There’s a lot of experimenting involved with determining a suitable number of topics. Some of these look that might be separated from others, and others look like they belong in different topics. I also see some words to add to the stop-list (“ddc” and “st,” for example). (I couldn’t decide about “women/woman.” Too common, or would it distort the results to leave out?) And stemming would also help.
UPDATE:
I ran the model without “women” or “woman,” since those words were possibly over-represented in the terms above. Here is the result:
[1] “moral” “role” “care” “social” “art” “theory” “models”
[2] “black” “white” “race” “children” “group” “community” “racial”
[3] “men” “african” “kenya” “marriage” “groups” “university” “marry”
[4] “studies” “university” “american” “education” “history” “female” “students”
[5] “science” “social” “human” “sex” “differences” “field” “behavior”
[6] “work” “labor” “family” “social” “men” “children” “economic”

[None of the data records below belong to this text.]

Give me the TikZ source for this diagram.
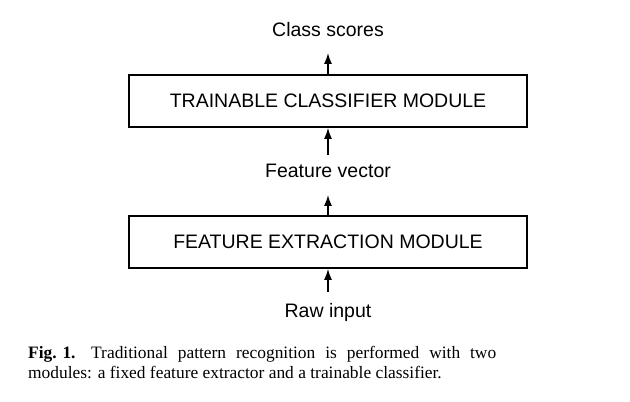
\documentclass[tikz,border=0pt]{standalone}
\usepackage{fontspec}
\setmainfont{Liberation Serif}
\newfontfamily\arialfont{Liberation Sans}
\usetikzlibrary{arrows.meta,positioning}

\begin{document}
\begin{tikzpicture}[x=1pt, y=1pt,
  module/.style={draw, line width=1.8pt, minimum width=398pt, minimum height=52pt,
                 inner sep=0pt, font=\arialfont\fontsize{19.5}{22}\selectfont},
  lbl/.style={inner sep=0pt, anchor=base, font=\arialfont\fontsize{19.5}{22}\selectfont},
  arr/.style={-{Latex[length=11pt, width=8pt]}, line width=1.4pt}
]
\useasboundingbox (0,0) rectangle (630,402);
\node[module] (clf) at (328,301) {TRAINABLE CLASSIFIER MODULE};
\node[module] (fex) at (328,160) {FEATURE EXTRACTION MODULE};
\node[lbl] (scores) at (328,365) {Class scores};
\node[lbl] (fvec) at (328,224) {Feature vector};
\node[lbl] (raw) at (328,84) {Raw input};
\draw[arr] (clf.north) -- ([yshift=-16pt]scores.base);
\draw[arr] ([yshift=23pt]fvec.base) -- (clf.south);
\draw[arr] (fex.north) -- ([yshift=-17pt]fvec.base);
\draw[arr] ([yshift=26pt]raw.base) -- (fex.south);
\node[anchor=north west, inner sep=0pt, text width=468pt, align=justify,
      font=\fontsize{17.4}{20}\selectfont] (cap) at (28,56)
  {\hyphenpenalty=10000 \mbox{\textbf{Fig. 1.}}\hspace{0.9em}Traditional pattern recognition is performed with two\linebreak modules: a fixed feature extractor and a trainable classifier.};
\end{tikzpicture}
\end{document}
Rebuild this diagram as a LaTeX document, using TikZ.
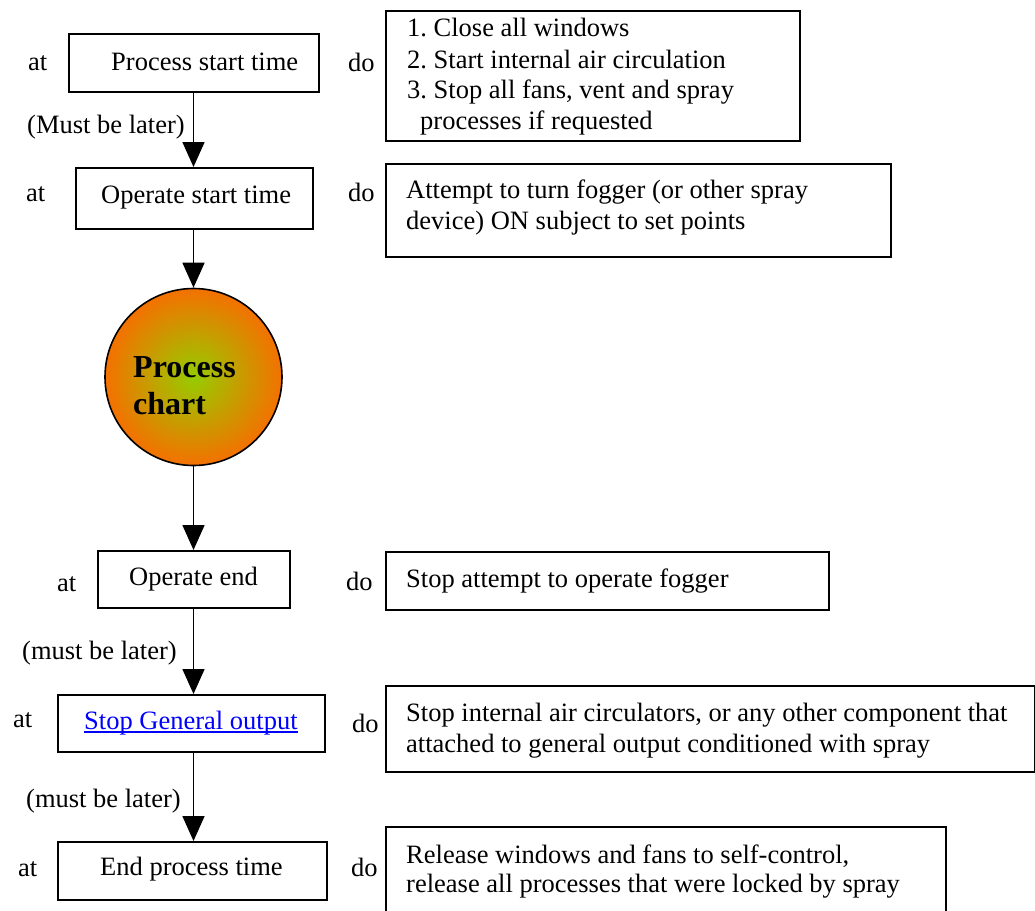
\documentclass[tikz,border=0pt]{standalone}
\usepackage{fontspec}
\setmainfont{Liberation Serif}
\usetikzlibrary{arrows.meta}

\definecolor{linkblue}{RGB}{0,0,255}
\definecolor{ballgreen}{RGB}{150,204,0}
\definecolor{ballorange}{RGB}{255,102,0}

% green core fading into orange towards the rim
\pgfdeclareradialshading{procball}{\pgfpoint{0bp}{0bp}}{%
  color(0bp)=(ballgreen); color(28bp)=(ballorange); color(50bp)=(ballorange)}

\newcommand\diagfont{\fontsize{26.5pt}{31pt}\selectfont}
\newcommand\ballfont{\fontsize{32pt}{38pt}\selectfont\bfseries}

\begin{document}
\begin{tikzpicture}[x=1pt,y=-1pt,
  frame/.style={draw, line width=1.6pt, rectangle, inner sep=0pt, anchor=north west},
  txt/.style={inner sep=0pt, anchor=base west, font=\diagfont},
  flow/.style={line width=1.6pt, -{Triangle[width=22pt,length=25pt]}}]

\useasboundingbox (0,0) rectangle (1035,910);
\clip (0,0) rectangle (1035,910);

% ---- time boxes (left column) ----
\node[frame, minimum width=250pt, minimum height=58pt] (pst) at (68,33) {};
\node[frame, minimum width=237pt, minimum height=61pt] (ost) at (75,167) {};
\node[frame, minimum width=192pt, minimum height=57pt] (oend) at (97,550) {};
\node[frame, minimum width=267pt, minimum height=57pt] (sgo) at (57,694) {};
\node[frame, minimum width=269pt, minimum height=58pt] (ept) at (57,841) {};

% ---- action boxes (right column) ----
\node[frame, minimum width=414pt, minimum height=130pt] (actA) at (385,10) {};
\node[frame, minimum width=505pt, minimum height=93pt]  (actB) at (385,163) {};
\node[frame, minimum width=443pt, minimum height=58pt]  (actC) at (385,551) {};
\node[frame, minimum width=649pt, minimum height=86pt]  (actD) at (385,685) {};
\node[frame, minimum width=560pt, minimum height=110pt] (actE) at (385,826) {};

% ---- process chart ball ----
\node[circle, draw, line width=1.6pt, minimum size=177pt, inner sep=0pt,
      shade, shading=procball] (chart) at (193.5,377) {};
\node[txt, font=\ballfont] (chartA) at (133,377) {Process};
\node[txt, font=\ballfont] (chartB) at (133,414) {chart};

% ---- row 1 ----
\node[txt] (at1) at (28,70) {at};
\node[txt] (pstT) at (111,70) {Process start time};
\node[txt] (do1) at (348,71) {do};
\node[txt] (a1) at (407,36) {1.\ Close all windows};
\node[txt] (a2) at (407,68) {2.\ Start internal air circulation};
\node[txt] (a3) at (407,98) {3.\ Stop all fans, vent and spray};
\node[txt] (a4) at (420,129) {processes if requested};
\node[txt] (later1) at (27,133) {(Must be later)};

% ---- row 2 ----
\node[txt] (at2) at (26,201) {at};
\node[txt] (ostT) at (101,203) {Operate start time};
\node[txt] (do2) at (348,201) {do};
\node[txt] (b1) at (406,198) {Attempt to turn fogger (or other spray};
\node[txt] (b2) at (406,229) {device) ON subject to set points};

% ---- row 3 ----
\node[txt] (at3) at (57,591) {at};
\node[txt] (oendT) at (129,585) {Operate end};
\node[txt] (do3) at (346,590) {do};
\node[txt] (c1) at (406,587) {Stop attempt to operate fogger};
\node[txt] (later2) at (22,659) {(must be later)};

% ---- row 4 ----
\node[txt] (at4) at (13,727) {at};
\node[txt, text=linkblue] (sgoT) at (84,729) {Stop General output};
\draw[linkblue, line width=1.3pt] ([yshift=-3pt]sgoT.base west) -- ([yshift=-3pt]sgoT.base east);
\node[txt] (do4) at (352,732) {do};
\node[txt] (d1) at (406,721) {Stop internal air circulators, or any other component that};
\node[txt] (d2) at (406,752) {attached to general output conditioned with spray};
\node[txt] (later3) at (26,807) {(must be later)};

% ---- row 5 ----
\node[txt] (at5) at (18,876) {at};
\node[txt] (eptT) at (100,875) {End process time};
\node[txt] (do5) at (351,876) {do};
\node[txt] (e1) at (406,863) {Release windows and fans to self-control,};
\node[txt] (e2) at (406,892) {release all processes that were locked by spray};

% ---- flow arrows ----
\draw[flow] (pst.south -| chart) -- (ost.north -| chart);
\draw[flow] (ost.south -| chart) -- (chart.north);
\draw[flow] (chart.south) -- (oend.north -| chart);
\draw[flow] (oend.south -| chart) -- (sgo.north -| chart);
\draw[flow] (sgo.south -| chart) -- (ept.north -| chart);

\end{tikzpicture}
\end{document}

[7] “work” “gender” “martineau” “men” “hispanic” “feminization” “cultural”
[8] “rape” “percent” “bermuda” “white” “sex” “men” “raped”
[9] “religious” “male” “life” “female” “medieval” “early” “university”
[10] “law” “muslim” “legal” “court” “rights” “state” “islamic”
[11] “feminist” “nuclear” “language” “distance” “defense” “theory” “aerial”
[12] “freud” “pocahontas” “english” “charcot” “masque” “smith” “virginia”
[13] “michel” “death” “life” “female” “love” “louise” “political”
[14] “film” “body” “irigaray” “work” “university” “female” “desire”
[15] “chinese” “men” “indian” “china” “public” “library” “asian”
[16] “sexual” “sex” “gender” “men” “sexuality” “female” “social”
[17] “political” “feminist” “gender” “state” “movement” “rights” “social”
[18] “female” “love” “lesbian” “literary” “university” “life” “story”
[19] “nature” “control” “carson” “sea” “human” “natural” “life”
[20] “jane” “bronte” “lucy” “novel” “rochester” “eyre” “marriage”
[21] “club” “literacy” “printed” “press” “university” “print” “white”
[22] “incest” “feminist” “mother” “sexual” “psychology” “mothers” “men”
[23] “feminist” “social” “gender” “theory” “feminism” “political” “relations”
[24] “suffrage” “white” “national” “german” “data” “movement” “nigerian”
[25] “mizrahi” “lesbian” “feminist” “lesbians” “israeli” “identity” “israel”
Still a few oddities, but it looks reasonable.